The impact is most visible inside local neighborhoods and along major feeder roads. Persistent torrential rains have washed away asphalt layers and opened up massive, crater-like potholes. To avoid destroying their vehicles, drivers are forced to slow down to a crawl. This sudden deceleration causes a severe bottleneck effect, creating bumper-to-bumper traffic jams that stretch long distances. Commuters are spending double their usual time on the road, burning expensive fuel in stationary traffic, and arriving at their workplaces or homes completely worn out.

Beyond the psychological and physical exhaustion, the financial toll on car owners is rising daily.
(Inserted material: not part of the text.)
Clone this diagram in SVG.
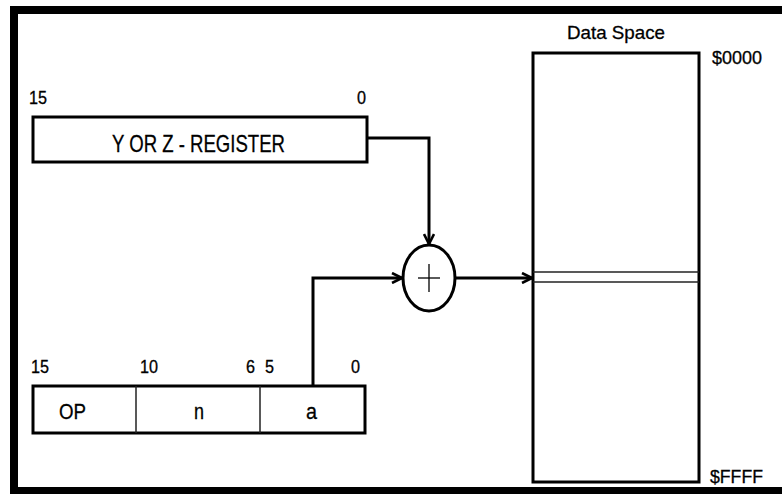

Mechanics across urban centers are reporting a sharp increase in vehicle breakdowns directly linked to the poor state of the roads. Drivers who inadvertently hit deep potholes hidden beneath muddy pools of water are suffering shattered suspensions, broken axles, punctured tires, and compromised steering systems. For many everyday citizens, a single trip through a flooded neighborhood street now carries the looming threat of an unexpected and expensive garage bill.

This severe infrastructural decay carries deep implications for the broader economy. When workers spend their most productive morning hours trapped in traffic, corporate output drops significantly. Supply chains are similarly disrupted, as delivery trucks face prolonged delays or break down entirely while trying to navigate cratered routes, driving up the cost of doing business.
This deterioration remains a common, cyclical feature of the rainy season, but leaving it unaddressed is no longer sustainable. If emergency remedial actions are not taken immediately to patch these critical holes and clear choked drainage systems, the situation will get terribly worse as the heavy downpours continue. There is an urgent, critical need for municipal authorities and the Ministry of Roads and Highways to deploy rapid-response maintenance teams to stabilize these roads. Fixing these neighborhood networks right now is not just about smoother rides; it is a vital economic intervention needed to protect individual livelihoods, preserve corporate efficiency, and safeguard the overall health of the nation.